Ana Maria Drummond, diretora-executiva
da Childhood Brasil (Divulgação)
"O Brasil é um destino de turismo sexual e leva tempo para desconstruir o imaginário de que é um país sem regras, onde tudo pode"
A vinte dias da Copa do Mundo, o Brasil deu um importante passo no combate à exploração sexual infantil: na quarta-feira, a presidente Dilma Rousseff sancionou uma lei do Congresso que transforma o ato em crime hediondo e inafiançável. Porém, para a diretora-executiva da ONG sueca Childhood, Ana Maria Drummond, a legislação mais rígida não será suficiente para conter a explosão de casos durante o mundial de futebol. "O esquema [de exploração] já existe e a Copa o potencializa. Para prevenir, teria que ter feito um trabalho integrado muito anterior à Copa”, diz. Segundo levantamento divulgado pela própria ONG, países que organizaram as Copas anteriores registraram aumento no número de denúncias no período dos jogos – na África do Sul, em 2010, o crescimento foi de 66%. Leia a entrevista ao site de VEJA.
A legislação mais dura é suficiente para coibir a exploração sexual infantil no Brasil? Uma lei que reconhece o crime hediondo para casos de exploração sexual infantil já é um avanço, mas só ela não vai gerar a transformação que precisamos. O Brasil já tem uma legislação que aborda o assunto, o Estatuto da Criança e do Adolescente (ECA), que é bem avaliado quando comparado à legislação de outros países. Mas, por mais que existam leis que digam que a criança é prioridade e deve ser responsabilidade de todos protegê-la, sabemos que na prática o crime acontece. O sistema de denúncia precisa avançar muito.
Quais foram os principais avanços nos últimos anos? Há 15 anos, nem se falava sobre esse tema. Hoje, o abuso de crianças e adolescentes é menos negligenciado, temos um sistema nos tribunais especializado em ouvir as crianças, por exemplo. A maioria das famílias que tinha história de abuso não denunciava pelo simples fato de a criança ter que repetir a mesma história inúmeras vezes: para o assistente social, o policial e, quando chegava ao tribunal, não era tratada como criança.
O que falta ser feito em termos práticos para prevenir casos de exploração sexual durante a Copa? Falta a aceitação do que chamamos de agenda de convergência. O fluxo de turistas, consumo de bebida alcoólica e as férias escolares fazem parte do cenário que agrava a exposição da criança e do adolescente. Por isso, estamos fortalecendo a rede de atendimento nas cidades onde irão ocorrer os jogos. Por exemplo, se uma criança for abordada por um turista, e é feita uma denúncia, o conselho tutelar entra em ação para acionar todos os serviços dessa rede – polícia, assistentes sociais e o sistema de saúde. Então, a denúncia é a ponta do iceberg, sem ela, o sistema não é acionado.
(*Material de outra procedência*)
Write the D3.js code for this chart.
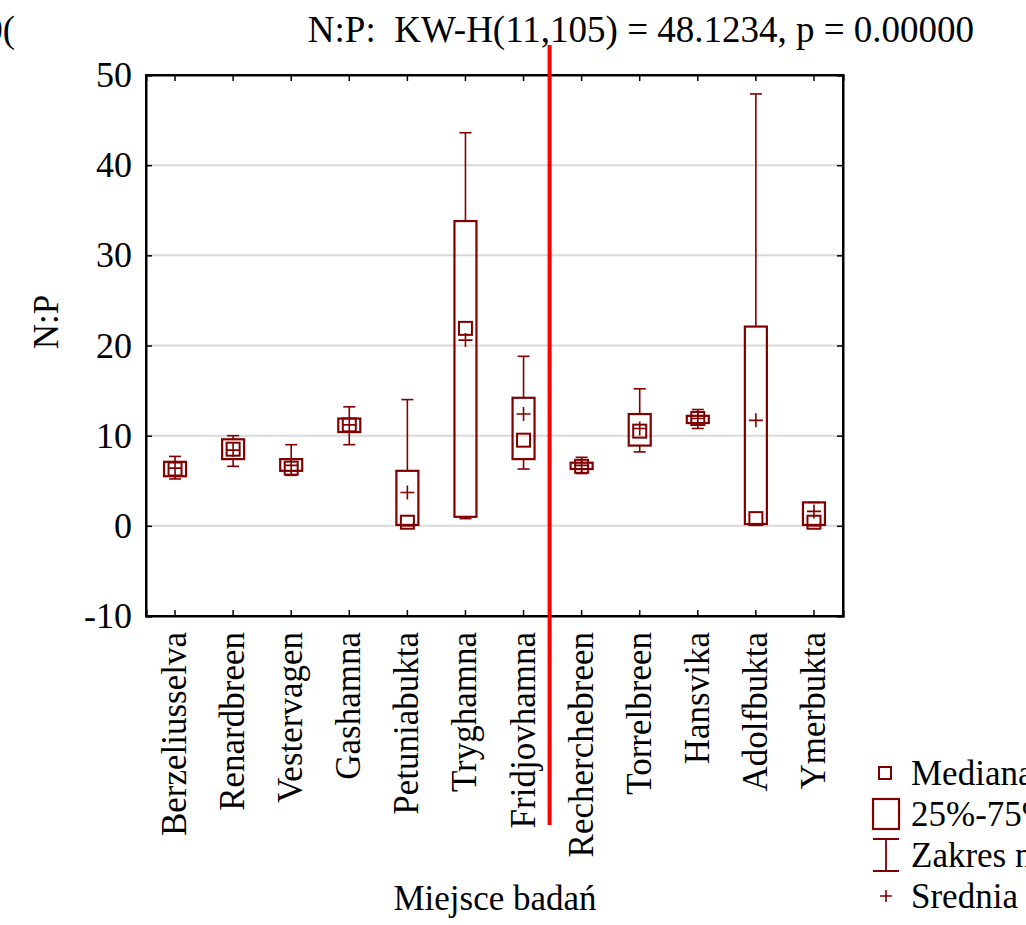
<!DOCTYPE html>
<html><head><meta charset="utf-8">
<script src="https://cdn.jsdelivr.net/npm/d3@7"></script>
<style>body{margin:0;background:#fff}svg{display:block}text{font-family:'Liberation Serif','Times New Roman',serif;fill:#000}</style>
</head><body>
<svg id="c" width="1026" height="925"></svg>
<script>
const categories = ["Berzeliusselva","Renardbreen","Vestervagen","Gashamna","Petuniabukta","Tryghamna","Fridjovhamna","Recherchebreen","Torrelbreen","Hansvika","Adolfbukta","Ymerbukta"];
const minV    = [5.2, 6.6, 5.6, 9.0, 0.0, 0.8, 6.3, 5.8, 8.2, 10.8, 0.1, 0.0];
const q1V     = [5.5, 7.4, 6.1, 10.4, 0.1, 1.0, 7.4, 6.3, 8.9, 11.4, 0.2, 0.1];
const medianV = [6.3, 8.5, 6.4, 11.2, 0.4, 21.9, 9.5, 6.6, 10.5, 11.9, 0.8, 0.4];
const q3V     = [7.1, 9.6, 7.4, 11.9, 6.1, 33.8, 14.2, 7.0, 12.4, 12.2, 22.1, 2.6];
const maxV    = [7.7, 10.0, 9.0, 13.2, 14.0, 43.6, 18.8, 7.6, 15.2, 12.9, 47.9, 2.6];
const meanV   = [6.4, 8.4, 6.7, 11.2, 3.7, 20.6, 12.4, 6.7, 10.8, 11.9, 11.7, 1.6];
const yTicks  = [-10, 0, 10, 20, 30, 40, 50];
const titleText = "N:P:  KW-H(11,105) = 48.1234, p = 0.00000";
const legendLabels = ["Mediana", "25%-75%", "Zakres nieodstających", "Srednia"];

const C = "#800000";
const svg = d3.select("#c");
const L = 146, R = 843, T = 75, B = 616;
const x = d3.scaleBand().domain(categories).range([L, R]).padding(0);
const y = d3.scaleLinear().domain([-10, 50]).range([B, T]);
const cx = c => x(c) + x.bandwidth() / 2;

// gridlines
svg.append("g").selectAll("line").data(yTicks.filter(t => t > -10 && t < 50)).join("line")
  .attr("x1", L).attr("x2", R).attr("y1", d => y(d)).attr("y2", d => y(d))
  .attr("stroke", "#d9d9d9").attr("stroke-width", 2);

// axes
const fs = 35;
const gl = svg.append("g").attr("transform", `translate(${L},0)`)
  .call(d3.axisLeft(y).tickValues(yTicks).tickSize(-6).tickPadding(14).tickFormat(d => String(d)));
const gr = svg.append("g").attr("transform", `translate(${R},0)`)
  .call(d3.axisRight(y).tickValues(yTicks).tickSize(-6).tickFormat(""));
const gb = svg.append("g").attr("transform", `translate(0,${B})`)
  .call(d3.axisBottom(x).tickSize(-6).tickFormat(""));
const gt = svg.append("g").attr("transform", `translate(0,${T})`)
  .call(d3.axisTop(x).tickSize(-6).tickFormat(""));
[gl, gr, gb, gt].forEach(g => {
  g.selectAll(".domain").attr("stroke", "#000").attr("stroke-width", 2);
  g.selectAll(".tick line").attr("stroke", "#000").attr("stroke-width", 1.5);
});
gl.selectAll(".tick text").attr("font-size", 36).attr("font-family", "'Liberation Serif',serif").attr("fill", "#000");
svg.append("rect").attr("x", L).attr("y", T).attr("width", R - L).attr("height", B - T)
  .attr("fill", "none").attr("stroke", "#000").attr("stroke-width", 2);

// category labels
svg.append("g").selectAll("text").data(categories).join("text")
  .attr("transform", d => `translate(${cx(d) + 11},${B + 16}) rotate(-90)`)
  .attr("text-anchor", "end").attr("font-size", fs).text(d => d);

// boxes
const bw = 22, cap = 12, ms = 13, ps = 14;
const g = svg.append("g");
categories.forEach((c, i) => {
  const xc = cx(c);
  const gg = g.append("g");
  gg.append("line").attr("x1", xc).attr("x2", xc).attr("y1", y(maxV[i])).attr("y2", y(q3V[i])).attr("stroke", C).attr("stroke-width", 1.6);
  gg.append("line").attr("x1", xc).attr("x2", xc).attr("y1", y(q1V[i])).attr("y2", y(minV[i])).attr("stroke", C).attr("stroke-width", 1.6);
  gg.append("line").attr("x1", xc - cap / 2).attr("x2", xc + cap / 2).attr("y1", y(maxV[i])).attr("y2", y(maxV[i])).attr("stroke", C).attr("stroke-width", 1.6);
  gg.append("line").attr("x1", xc - cap / 2).attr("x2", xc + cap / 2).attr("y1", y(minV[i])).attr("y2", y(minV[i])).attr("stroke", C).attr("stroke-width", 1.6);
  gg.append("rect").attr("x", xc - bw / 2).attr("y", y(q3V[i])).attr("width", bw)
    .attr("height", Math.max(1, y(q1V[i]) - y(q3V[i]))).attr("fill", "none").attr("stroke", C).attr("stroke-width", 2.2);
  gg.append("rect").attr("x", xc - ms / 2).attr("y", y(medianV[i]) - ms / 2).attr("width", ms).attr("height", ms)
    .attr("fill", "none").attr("stroke", C).attr("stroke-width", 2);
  gg.append("path").attr("d", `M${xc - ps / 2},${y(meanV[i])}H${xc + ps / 2}M${xc},${y(meanV[i]) - ps / 2}V${y(meanV[i]) + ps / 2}`)
    .attr("stroke", C).attr("stroke-width", 1.6).attr("fill", "none");
});

// red separator
const sepX = (x("Fridjovhamna") + x.bandwidth() + x("Recherchebreen")) / 2 - 3;
svg.append("line").attr("x1", sepX).attr("x2", sepX).attr("y1", 45).attr("y2", 825)
  .attr("stroke", "#ff0000").attr("stroke-width", 4);

// titles
svg.append("text").attr("x", 641).attr("y", 42).attr("text-anchor", "middle").attr("font-size", 37)
  .style("white-space", "pre").attr("xml:space", "preserve").text(titleText);
svg.append("text").attr("x", 15).attr("y", 42).attr("text-anchor", "end").attr("font-size", 37).text("0(");
svg.append("text").attr("transform", `translate(58,322) rotate(-90)`).attr("text-anchor", "middle").attr("font-size", fs).text("N:P");
svg.append("text").attr("x", 495).attr("y", 910).attr("text-anchor", "middle").attr("font-size", fs).text("Miejsce badań");

// legend
const lg = svg.append("g");
const ly = [773, 814, 855, 896];
lg.append("rect").attr("x", 879).attr("y", ly[0] - 6).attr("width", 12).attr("height", 12).attr("fill", "none").attr("stroke", C).attr("stroke-width", 2);
lg.append("rect").attr("x", 873).attr("y", ly[1] - 15).attr("width", 26).attr("height", 30).attr("fill", "none").attr("stroke", C).attr("stroke-width", 2.2);
lg.append("path").attr("d", `M873,${ly[2] - 16}H899M873,${ly[2] + 16}H899M886,${ly[2] - 16}V${ly[2] + 16}`).attr("stroke", C).attr("stroke-width", 1.8).attr("fill", "none");
lg.append("path").attr("d", `M880,${ly[3]}H892M886,${ly[3] - 6}V${ly[3] + 6}`).attr("stroke", C).attr("stroke-width", 1.6).attr("fill", "none");
lg.selectAll("text").data(legendLabels).join("text")
  .attr("x", 911).attr("y", (d, i) => ly[i] + 12).attr("font-size", fs).text(d => d);
</script>
</body></html>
Há uma previsão do potencial de aumento do número de casos durante a Copa? As denúncias naturalmente aumentam após grandes eventos, como o Carnaval. Nós já sabemos que o movimento de turistas gera mais aliciamento. É interesse dessas redes de exploração oferecer meninas a estrangeiros, são meninas aliciadas em cidades menores, levadas para os grandes centros. Então, esse esquema já existe e a Copa o potencializa. Para prevenir, teria que ter feito um trabalho integrado muito anterior à Copa do Mundo.
Houve indícios de casos durante a construção dos estádios? O cenário da construção do estádio, assim como outras obras de grande porte, sempre aumenta a exploração sexual. Há um contingente de homens em uma localidade já vulnerável, que não têm vínculo com o entorno. É natural que a exploração aconteça se não houver nenhum trabalho preventivo. No Itaquerão [estádio da abertura da Copa em São Paulo] não foi diferente.
O Brasil está preparado para receber os turistas sem expor crianças ao risco? Não sei, vamos ter que fazer nosso papel de monitorar. Sabemos dos esforços que estão sendo feitos, se eles serão suficientes ou não só a experiência irá nos dizer. Mas é preocupante porque temos todos os focos de vulnerabilidade instalados.
Quais são eles? As férias escolares, por exemplo. Suspender as aulas é uma recomendação da Lei Geral da Copa e o Ministério da Educação deixou a critério das secretarias de educação de cada cidade e Estado acatar ou não. Na prática, sabemos que as escolas irão suspender as aulas. Isso por si só já é um grande risco porque os pais dessas crianças não vão ser dispensados do trabalho, muitos estarão fazendo trabalho temporário. Ou seja, as crianças vão estar na rua. O Brasil é um destino de turismo sexual e leva tempo para desconstruir o imaginário de que é um país sem regras, onde tudo pode. Das doze cidades-sede da Copa, cinco são campeãs de denúncia em violência sexual contra criança e adolescente.